“I know you haven’t,” say I, “I don’t want you to have ideas. I want you to have eyesight, and a memory, and a little self-control. Why cannot you leave things where they are? Or, if you must put something away, why not those crumbs under the table or those empty envelopes or the mouldy paste that I used last week?”

I have heard of kittens being blind for some days after birth, but it is my own discovery that housemaids are blind for some hours after they get up.

I do not know how it is, but I get more tired of my own face and the housemaid’s than of anything else on earth. Probably no criminal feels more imprisoned with his warder than a woman can feel shut up in her own house with one or two servants; and she is so much the worse off that there is no free future to look forward to. A very unusual touch of sympathy occurs in a modern play where the writer makes his heroine retire to an empty room to have a bad headache in peace. Before she has had time to crumble into a comfortable ruin on the sofa, there is a knock at the door and in comes a housemaid armed with a tin and some little fidgety bits of rag to “polish the taps in Miss Iris’s bathroom.”

The public would surely be touched if they realised the fact that there is often no spot in her own house where the daughter of woman may lay a tear unobserved. Some women do not want to cry; they have nothing to fear from Sarah Ann. But to those who do, this constant espionage becomes a positive torture.

There are few things that I envy men so much as their leisure for getting on with their work. They have offices, studies, studios, in which they spend weary hours in a nerve-racking pursuit of guineas, or the appropriate word, or an elusive idea, but they are generally doing one thing at a time. They are not harassed by incessant irruptions from other workers bursting with irrelevant information about their underclothing or the state of the weather, nor are they pestered with foolish conundrums about weights and measures and the kind of subjects that “Old Moore’s Almanac” deals with so willingly. It is always possible to slam one’s door and lock it, but who really feels comfortable under the stigma of peculiarity? The comment which follows unusual conduct is in itself a violation of privacy, and so far from being alone, the offender is merely isolated the better to be observed.

I do not mind ordering things—it isn’t that; nor do I mind thinking about them—thinking quite hard. It is “seeing about” them that turns my blood to vitriol and my heart to dynamite.

Is a general in command of forces expected to see that his subalterns put on their clothes right side out? When he orders a charge does he find his men seated facing their horses’ tails? Does the captain of a ship put out to sea only to be told when he has crossed the Bar that “the wheel has come off in the mate’s ’and,” and that there is no more grease for the engines? And yet I believe that is the kind of thing that would happen if a mistress and her servants started out to discover America.

It is rarely that a servant in a small house considers herself responsible for anything. It is thought discreditable to the mistress alone if the house is dirty and the meals badly served; and yet she has seldom the skill or the leisure to give point to her criticisms by setting a working example to those under her orders.

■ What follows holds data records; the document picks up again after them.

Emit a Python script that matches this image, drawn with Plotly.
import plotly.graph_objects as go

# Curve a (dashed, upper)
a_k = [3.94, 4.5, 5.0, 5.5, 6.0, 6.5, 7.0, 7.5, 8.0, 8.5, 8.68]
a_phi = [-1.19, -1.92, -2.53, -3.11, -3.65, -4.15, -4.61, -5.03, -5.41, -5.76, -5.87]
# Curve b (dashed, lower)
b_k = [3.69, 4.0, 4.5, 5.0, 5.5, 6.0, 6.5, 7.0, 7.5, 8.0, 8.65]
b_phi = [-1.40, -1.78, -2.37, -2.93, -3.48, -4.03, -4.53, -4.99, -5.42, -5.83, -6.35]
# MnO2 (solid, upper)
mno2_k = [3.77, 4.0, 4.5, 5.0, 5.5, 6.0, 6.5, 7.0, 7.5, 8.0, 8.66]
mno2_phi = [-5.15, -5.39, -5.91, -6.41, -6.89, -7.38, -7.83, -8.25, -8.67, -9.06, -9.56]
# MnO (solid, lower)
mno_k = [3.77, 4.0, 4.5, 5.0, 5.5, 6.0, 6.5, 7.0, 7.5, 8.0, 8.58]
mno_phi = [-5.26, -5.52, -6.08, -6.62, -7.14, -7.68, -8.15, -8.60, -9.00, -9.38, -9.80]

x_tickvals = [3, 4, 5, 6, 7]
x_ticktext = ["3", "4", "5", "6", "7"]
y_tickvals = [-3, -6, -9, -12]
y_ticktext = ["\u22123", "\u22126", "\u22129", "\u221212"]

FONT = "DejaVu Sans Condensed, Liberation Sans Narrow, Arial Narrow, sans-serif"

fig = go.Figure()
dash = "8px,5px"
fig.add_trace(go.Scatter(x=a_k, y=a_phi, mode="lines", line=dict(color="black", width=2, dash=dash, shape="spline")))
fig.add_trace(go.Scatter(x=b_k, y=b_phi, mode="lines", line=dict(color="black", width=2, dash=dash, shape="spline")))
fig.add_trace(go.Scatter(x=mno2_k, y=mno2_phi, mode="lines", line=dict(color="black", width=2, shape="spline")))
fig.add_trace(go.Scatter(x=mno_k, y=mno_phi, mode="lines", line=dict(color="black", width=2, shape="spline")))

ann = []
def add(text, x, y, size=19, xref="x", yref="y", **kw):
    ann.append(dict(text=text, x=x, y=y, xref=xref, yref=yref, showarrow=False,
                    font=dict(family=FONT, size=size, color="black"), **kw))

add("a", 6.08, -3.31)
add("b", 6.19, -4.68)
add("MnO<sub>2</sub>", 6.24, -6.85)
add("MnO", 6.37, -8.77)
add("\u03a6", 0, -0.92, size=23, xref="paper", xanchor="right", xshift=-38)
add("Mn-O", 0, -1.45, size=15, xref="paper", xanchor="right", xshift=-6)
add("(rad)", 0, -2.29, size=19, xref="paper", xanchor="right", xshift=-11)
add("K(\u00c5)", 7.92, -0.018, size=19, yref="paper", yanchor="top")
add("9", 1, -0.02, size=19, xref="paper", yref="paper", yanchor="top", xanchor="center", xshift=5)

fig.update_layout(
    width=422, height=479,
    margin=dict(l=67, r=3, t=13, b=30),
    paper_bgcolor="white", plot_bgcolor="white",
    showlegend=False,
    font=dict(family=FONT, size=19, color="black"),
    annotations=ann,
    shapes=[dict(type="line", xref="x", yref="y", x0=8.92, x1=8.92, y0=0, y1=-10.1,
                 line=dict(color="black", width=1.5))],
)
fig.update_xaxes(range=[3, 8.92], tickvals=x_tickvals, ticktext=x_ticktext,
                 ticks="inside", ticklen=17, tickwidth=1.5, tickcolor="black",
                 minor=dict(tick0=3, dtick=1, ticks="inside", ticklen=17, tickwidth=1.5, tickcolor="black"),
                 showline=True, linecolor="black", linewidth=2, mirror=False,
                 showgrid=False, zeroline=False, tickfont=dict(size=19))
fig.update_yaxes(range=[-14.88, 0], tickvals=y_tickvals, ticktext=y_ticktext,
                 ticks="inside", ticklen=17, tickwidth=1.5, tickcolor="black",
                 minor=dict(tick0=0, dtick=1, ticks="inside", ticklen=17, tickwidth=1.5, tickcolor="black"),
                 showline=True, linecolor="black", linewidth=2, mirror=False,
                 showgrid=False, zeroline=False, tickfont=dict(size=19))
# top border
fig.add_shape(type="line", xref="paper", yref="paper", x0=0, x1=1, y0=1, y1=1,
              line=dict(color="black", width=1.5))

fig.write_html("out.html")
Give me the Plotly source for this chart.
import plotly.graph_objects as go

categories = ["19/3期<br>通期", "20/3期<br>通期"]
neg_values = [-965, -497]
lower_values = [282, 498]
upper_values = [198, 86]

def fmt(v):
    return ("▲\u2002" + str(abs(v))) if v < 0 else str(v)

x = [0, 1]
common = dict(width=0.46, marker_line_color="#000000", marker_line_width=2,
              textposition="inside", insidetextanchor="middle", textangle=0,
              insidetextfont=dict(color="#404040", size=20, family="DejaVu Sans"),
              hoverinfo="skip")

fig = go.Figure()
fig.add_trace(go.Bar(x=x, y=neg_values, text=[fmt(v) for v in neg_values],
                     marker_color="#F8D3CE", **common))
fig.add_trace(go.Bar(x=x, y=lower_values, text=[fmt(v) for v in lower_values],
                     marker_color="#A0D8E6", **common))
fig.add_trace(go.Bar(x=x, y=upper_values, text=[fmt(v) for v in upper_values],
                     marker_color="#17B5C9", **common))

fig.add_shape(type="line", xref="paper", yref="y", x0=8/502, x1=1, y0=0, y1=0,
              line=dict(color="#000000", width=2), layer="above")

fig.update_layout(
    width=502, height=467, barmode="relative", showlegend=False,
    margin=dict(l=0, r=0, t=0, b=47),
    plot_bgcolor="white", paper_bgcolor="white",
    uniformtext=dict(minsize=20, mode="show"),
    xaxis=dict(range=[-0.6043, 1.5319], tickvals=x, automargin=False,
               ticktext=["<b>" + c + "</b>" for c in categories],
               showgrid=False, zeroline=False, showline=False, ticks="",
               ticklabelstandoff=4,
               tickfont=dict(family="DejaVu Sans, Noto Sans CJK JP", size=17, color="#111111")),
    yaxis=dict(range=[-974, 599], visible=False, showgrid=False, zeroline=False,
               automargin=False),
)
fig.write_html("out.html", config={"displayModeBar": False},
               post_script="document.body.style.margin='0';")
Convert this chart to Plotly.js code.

And the poor creature must learn so many trades. It is not enough that I strain my brains to bursting-point in order to think out new forms of nourishment for James, but I must learn the anatomy and the personal habits of the creatures he devours, conduct post-mortem examinations to discover whether they died too soon or not soon enough, whether they had eaten too much or not eaten enough, taken too much exercise or led too sedentary a life. I must be perpetually on the look-out to circumvent the countless ruses which Satan suggests to half a dozen intelligent tradesmen. I must know exactly in what combination the things I have bought will best amalgamate in James’s inside, and I must then somehow convey my knowledge through the tough skull of my cook. When at last I have got both food and ideas safely lodged in her keeping I must find the dish on which she is to serve it, and, worst of all, besiege her incessantly with alarm clocks and gongs to ensure its appearance at the right time.

When the meal is sent up only half of my work is done. I have to keep an eye on the tools with which James is to eat it, otherwise they are liable to be blunt, sticky, or placed crookedly on the table. After this James eats his dinner in peace, whilst I make a mental note of Clara’s personal habits, her flowers to praise, or her weeds to blame, and either or both to loathe; her elaborate elegancies of manner, or the fact that she always forgets to hand the sauce before she goes back to stand on one leg by the sideboard and listen to our conversation. I have stopped that now and told her not to wait, which means that she goes off to the bedrooms between the courses and does not hear the bell.